She picked the envelope off the pile. Normally ‘Thank you, Simon’ was the equivalent of ‘Goodbye’, and he knew it, and yet when she glanced up, he was hovering. She looked at him questioningly. ‘Yes?’
His own face burned with suppressed curiosity. Of course he wanted to know what was inside, and why she wanted it so badly. He couldn’t ask her outright about private letters from her own family, but he was clearly hoping she’d tell him anyway. There was a brief stand-off, while neither spoke. Eventually, he gave in.
‘That will be all, I take it,’ he said.
‘Thank you, Simon,’ she repeated firmly.
He shut the door behind him and she pulled the letters out.
There were about three dozen in all. Her mother had been a prolific letter writer, with many friends in Norfolk who eagerly wrote back. It did not take long, however, to winkle out the ones from Ladybridge Hall. They were all on the same thick cream paper, embossed with the family crest and the address in blue. Georgina’s had looked the same, the Queen remembered, but her signature had taken up half the page. These were all signed ‘Lee’, in a much smaller hand.
It was disappointing that none of her mother’s letters to the baroness were in the bundle. The Queen Mother’s writing style was warm and witty, very true to her character, and seemed to bring her back to life whenever one read it. However, there were seven letters from Lee to the queen, which was more than one could have hoped for. The bundle had come with a note from the archivist saying she always did her best to put the contents in chronological order, but it wasn’t always possible, given that so many of them weren’t dated.
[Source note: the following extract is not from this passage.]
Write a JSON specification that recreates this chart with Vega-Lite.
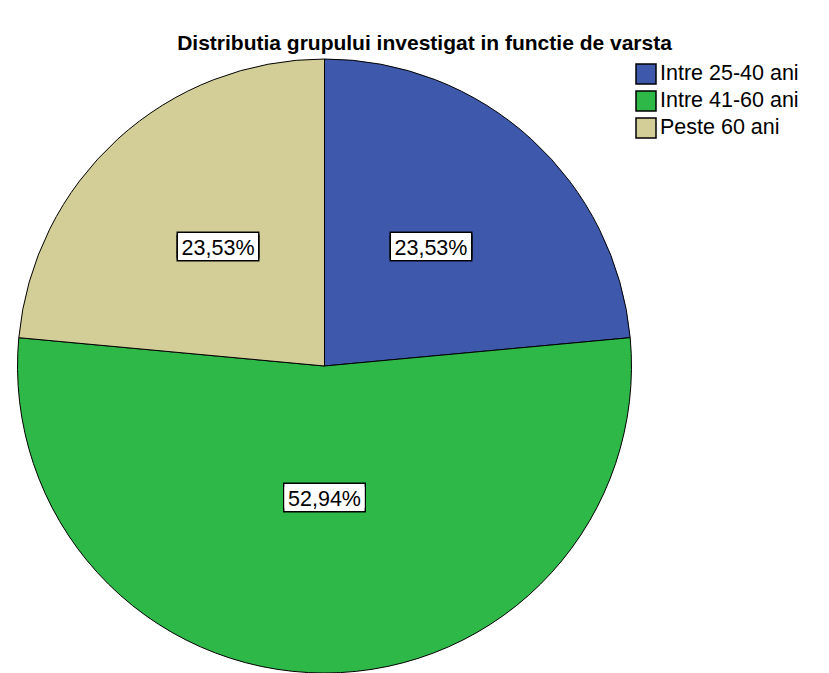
{
  "$schema": "https://vega.github.io/schema/vega-lite/v6.json",
  "width": 614,
  "height": 616,
  "autosize": {"type": "none"},
  "padding": {"left": 17.5, "top": 58, "right": 197.5, "bottom": 0},
  "background": "white",
  "title": {
    "text": "Distributia grupului investigat in functie de varsta",
    "font": "Liberation Sans",
    "fontSize": 21,
    "fontWeight": "bold",
    "color": "black",
    "anchor": "middle",
    "frame": "group",
    "dx": 100,
    "offset": 3
  },
  "data": {
    "values": [
      {"group": "Intre 25-40 ani", "share": 0.2353},
      {"group": "Intre 41-60 ani", "share": 0.5294},
      {"group": "Peste 60 ani", "share": 0.2353}
    ]
  },
  "encoding": {
    "theta": {"field": "share", "type": "quantitative", "stack": true},
    "order": {"field": "group", "type": "nominal", "sort": "ascending"}
  },
  "layer": [
    {
      "mark": {"type": "arc", "stroke": "black", "strokeWidth": 1},
      "encoding": {
        "color": {
          "field": "group",
          "type": "nominal",
          "scale": {
            "domain": ["Intre 25-40 ani", "Intre 41-60 ani", "Peste 60 ani"],
            "range": ["#3E58AC", "#2EB848", "#D3CE97"]
          },
          "legend": {
            "orient": "none",
            "legendX": 617.5,
            "legendY": 5,
            "title": null,
            "symbolType": "square",
            "symbolSize": 400,
            "symbolStrokeColor": "black",
            "symbolStrokeWidth": 1.5,
            "symbolOpacity": 1,
            "labelFont": "Liberation Sans",
            "labelFontSize": 21.5,
            "labelColor": "black",
            "labelOffset": 3,
            "rowPadding": 1,
            "labelLimit": 300,
            "padding": 0
          }
        }
      }
    },
    {
      "mark": {"type": "text", "font": "Liberation Sans", "fontSize": 80, "lineHeight": 2.6, "fill": "black", "stroke": "black", "strokeWidth": 3, "radius": 158, "align": "center", "baseline": "middle", "dy": -16},
      "encoding": {
        "detail": {"field": "group", "type": "nominal"},
        "text": {"condition": {"test": "datum.group !== 'Intre 41-60 ani'", "value": ["▬", "▬"]}, "value": ""}
      }
    },
    {
      "mark": {"type": "text", "font": "Liberation Sans", "fontSize": 80, "lineHeight": 2.6, "fill": "white", "radius": 158, "align": "center", "baseline": "middle", "dy": -16},
      "encoding": {
        "detail": {"field": "group", "type": "nominal"},
        "text": {"condition": {"test": "datum.group !== 'Intre 41-60 ani'", "value": ["▬", "▬"]}, "value": ""}
      }
    },
    {
      "mark": {"type": "text", "font": "Liberation Sans", "fontSize": 80, "lineHeight": 2.6, "fill": "black", "stroke": "black", "strokeWidth": 3, "radius": 134, "align": "center", "baseline": "middle", "dy": -16},
      "encoding": {
        "detail": {"field": "group", "type": "nominal"},
        "text": {"condition": {"test": "datum.group === 'Intre 41-60 ani'", "value": ["▬", "▬"]}, "value": ""}
      }
    },
    {
      "mark": {"type": "text", "font": "Liberation Sans", "fontSize": 80, "lineHeight": 2.6, "fill": "white", "radius": 134, "align": "center", "baseline": "middle", "dy": -16},
      "encoding": {
        "detail": {"field": "group", "type": "nominal"},
        "text": {"condition": {"test": "datum.group === 'Intre 41-60 ani'", "value": ["▬", "▬"]}, "value": ""}
      }
    },
    {
      "mark": {"type": "text", "font": "Liberation Sans", "fontSize": 21.5, "fill": "black", "radius": 158, "align": "center", "baseline": "middle"},
      "encoding": {
        "detail": {"field": "group", "type": "nominal"},
        "text": {"condition": {"test": "datum.group !== 'Intre 41-60 ani'", "field": "share", "type": "quantitative", "format": ".2%"}, "value": ""}
      }
    },
    {
      "mark": {"type": "text", "font": "Liberation Sans", "fontSize": 21.5, "fill": "black", "radius": 134, "align": "center", "baseline": "middle"},
      "encoding": {
        "detail": {"field": "group", "type": "nominal"},
        "text": {"condition": {"test": "datum.group === 'Intre 41-60 ani'", "field": "share", "type": "quantitative", "format": ".2%"}, "value": ""}
      }
    }
  ],
  "config": {
    "view": {"stroke": null},
    "locale": {"number": {"decimal": ",", "thousands": ".", "grouping": [3], "currency": ["", " €"]}}
  }
}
This proved to be true of Lee, who had a maddening habit of giving the month and day at the top of each one, but not the year.
At least her handwriting was legible. It was rounded and uneven, with curly ‘y’s and a long strike through the ‘t’ that reminded the Queen of Anne’s letters from school, in the same blue ink, but it was steady, with decent spacing, and not difficult to scan. The Queen was looking for the strong, confident ‘V’ for Valentine. Lee spoke a lot about Flora, who was learning to ride. She asked questions about the weather in Balmoral, made endless suggestions for roses and wrote several pages about a trip to the Chelsea Flower Show. She was planning a trip to America to talk to various gardening societies about her work at Ladybridge. And then, in the fifth letter, there was this:
I’m not sure Hugh will ever speak to Valentine again.
The Queen sat up straighter. She went back to the beginning. The letter began,
I write this from the priest hole. That is, my body’s inside it, I can’t fit my feet in. Georgina came here to write too, I gather. I pray nobody comes to this end of the tower to find me. You wouldn’t believe the bitter day I’ve had. I wish, wish, wish I had never heard of Ladybridge.
Maddeningly, Lee then went on to say that she couldn’t bring herself to burden ‘Your Majesty’ with her ‘disaster’. Only that she ‘could hardly bear to be in her own skin’, that it had all started because of ‘a simple trip to hospital, a silly thing, really’, and that she must ‘get Valentine away from here’. At the time, she was planning to send the children to stay with a friend across the county. Another line caught the Queen’s attention:
At least it’s a secret between us here. One man can ruin everything. I wish him such tremendous harm I can’t begin to tell you. I dream that he’s dead and the nightmare is, that I wake up and he’s still alive. You won’t tell anyone, will you? I trust you implicitly. I think I might be going mad.
The next letter was all about Flora’s first day on the jumps at Pony Club. It must have been out of sequence, because the final one in the bundle was an apology for the priest-hole letter, and was an attempt at reassurance, although the Queen wondered how reassuring her mother would have found it.
I’m not mad at all, simply wounded. V. is with the Allenbys and very happy. He’ll join them at prep school next term and is very excited after all their tales of midnight feasts and camp fires. Meanwhile I feel like the fallen raven I rescued last year, battered and bruised, but slowly recovering the use of my feathers. Hugh will mend in time too. That is the most important thing.
Moira’s coming next week to wrap me up in cotton wool, although knowing Moira she’ll probably take me for several bracing walks and remove all fat from my diet. Perhaps that’s what I need. Not the diet, but the walks. The green grass and hazy, bee-buzzed air can mend anything, can’t they? Even a broken heart.